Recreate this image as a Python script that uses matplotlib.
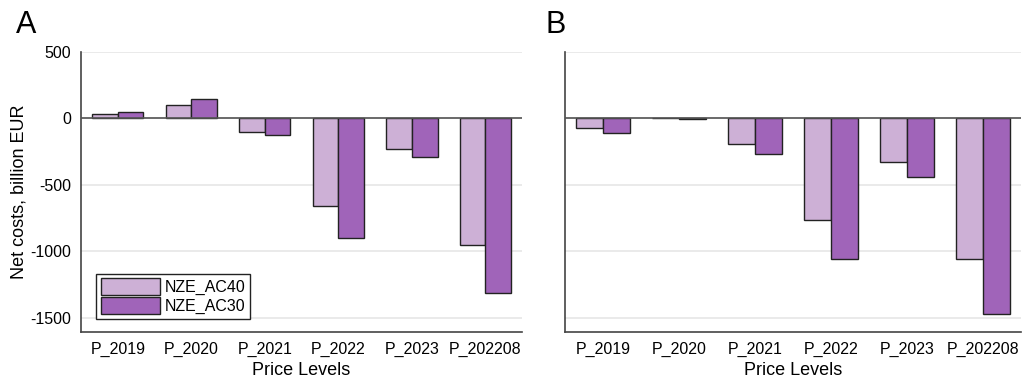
import numpy as np
import matplotlib.pyplot as plt

plt.rcParams['font.family'] = ['Liberation Sans', 'DejaVu Sans']
plt.rcParams['axes.unicode_minus'] = False

categories = ['P_2019', 'P_2020', 'P_2021', 'P_2022', 'P_2023', 'P_202208']
series_names = ['NZE_AC40', 'NZE_AC30']
colors = ['#CDB0D6', '#A064B9']

# panel A
a_ac40 = [33, 100, -100, -657, -230, -955]
a_ac30 = [45, 142, -130, -902, -290, -1317]
# panel B
b_ac40 = [-73, 0, -192, -762, -328, -1055]
b_ac30 = [-112, -8, -270, -1055, -440, -1472]


def draw_panel(ax, ac40, ac30, show_y):
    x = np.arange(len(categories))
    w = 0.35
    ax.bar(x - w / 2, ac40, w, color=colors[0], edgecolor='#222222', lw=1, label=series_names[0], zorder=3)
    ax.bar(x + w / 2, ac30, w, color=colors[1], edgecolor='#222222', lw=1, label=series_names[1], zorder=3)
    ax.axhline(0, color='#555555', lw=1.2, zorder=4)
    ax.set_xlim(-0.5, len(categories) - 0.5)
    ax.set_ylim(-1605, 500)
    ax.set_yticks([500, 0, -500, -1000, -1500])
    ax.yaxis.grid(True, color='#e6e6e6', lw=1.2, zorder=0)
    ax.set_axisbelow(True)
    ax.set_xticks(x)
    ax.set_xticklabels(categories)
    ax.tick_params(length=0, labelsize=11.5, pad=7)
    ax.set_xlabel('Price Levels', fontsize=13, labelpad=4)
    if show_y:
        ax.set_ylabel('Net costs, billion EUR', fontsize=13, labelpad=2)
    else:
        ax.set_yticklabels([])
    for s in ('top', 'right'):
        ax.spines[s].set_visible(False)
    for s in ('left', 'bottom'):
        ax.spines[s].set_color('#444444')
        ax.spines[s].set_linewidth(1.2)


fig = plt.figure(figsize=(10.24, 3.83), dpi=100)
axA = fig.add_axes([0.0791, 0.134, 0.4307, 0.731])
axB = fig.add_axes([0.5518, 0.134, 0.4453, 0.731])

draw_panel(axA, a_ac40, a_ac30, True)
draw_panel(axB, b_ac40, b_ac30, False)

leg = axA.legend(loc='lower left', bbox_to_anchor=(0.035, 0.045), fontsize=11.5,
                 handlelength=3.7, handleheight=1.25, fancybox=False,
                 framealpha=1, edgecolor='#222222', borderpad=0.3,
                 labelspacing=0.12, handletextpad=0.25, borderaxespad=0)
leg.get_frame().set_linewidth(1)

fig.text(0.016, 0.913, 'A', fontsize=22)
fig.text(0.533, 0.913, 'B', fontsize=22)

fig.savefig('out.png', dpi=100)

• • • •

### WHAT NEEDS TO BE DONE
Skipping the pictures, transcribe each line above exactly as it appears.

### THE REPLY
Recreate this image as a Python script that uses matplotlib.
import numpy as np
import matplotlib.pyplot as plt

plt.rcParams['font.family'] = ['Liberation Sans', 'DejaVu Sans']
plt.rcParams['axes.unicode_minus'] = False

categories = ['P_2019', 'P_2020', 'P_2021', 'P_2022', 'P_2023', 'P_202208']
series_names = ['NZE_AC40', 'NZE_AC30']
colors = ['#CDB0D6', '#A064B9']

# panel A
a_ac40 = [33, 100, -100, -657, -230, -955]
a_ac30 = [45, 142, -130, -902, -290, -1317]
# panel B
b_ac40 = [-73, 0, -192, -762, -328, -1055]
b_ac30 = [-112, -8, -270, -1055, -440, -1472]


def draw_panel(ax, ac40, ac30, show_y):
    x = np.arange(len(categories))
    w = 0.35
    ax.bar(x - w / 2, ac40, w, color=colors[0], edgecolor='#222222', lw=1, label=series_names[0], zorder=3)
    ax.bar(x + w / 2, ac30, w, color=colors[1], edgecolor='#222222', lw=1, label=series_names[1], zorder=3)
    ax.axhline(0, color='#555555', lw=1.2, zorder=4)
    ax.set_xlim(-0.5, len(categories) - 0.5)
    ax.set_ylim(-1605, 500)
    ax.set_yticks([500, 0, -500, -1000, -1500])
    ax.yaxis.grid(True, color='#e6e6e6', lw=1.2, zorder=0)
    ax.set_axisbelow(True)
    ax.set_xticks(x)
    ax.set_xticklabels(categories)
    ax.tick_params(length=0, labelsize=11.5, pad=7)
    ax.set_xlabel('Price Levels', fontsize=13, labelpad=4)
    if show_y:
        ax.set_ylabel('Net costs, billion EUR', fontsize=13, labelpad=2)
    else:
        ax.set_yticklabels([])
    for s in ('top', 'right'):
        ax.spines[s].set_visible(False)
    for s in ('left', 'bottom'):
        ax.spines[s].set_color('#444444')
        ax.spines[s].set_linewidth(1.2)


fig = plt.figure(figsize=(10.24, 3.83), dpi=100)
axA = fig.add_axes([0.0791, 0.134, 0.4307, 0.731])
axB = fig.add_axes([0.5518, 0.134, 0.4453, 0.731])

draw_panel(axA, a_ac40, a_ac30, True)
draw_panel(axB, b_ac40, b_ac30, False)

leg = axA.legend(loc='lower left', bbox_to_anchor=(0.035, 0.045), fontsize=11.5,
                 handlelength=3.7, handleheight=1.25, fancybox=False,
                 framealpha=1, edgecolor='#222222', borderpad=0.3,
                 labelspacing=0.12, handletextpad=0.25, borderaxespad=0)
leg.get_frame().set_linewidth(1)

fig.text(0.016, 0.913, 'A', fontsize=22)
fig.text(0.533, 0.913, 'B', fontsize=22)

fig.savefig('out.png', dpi=100)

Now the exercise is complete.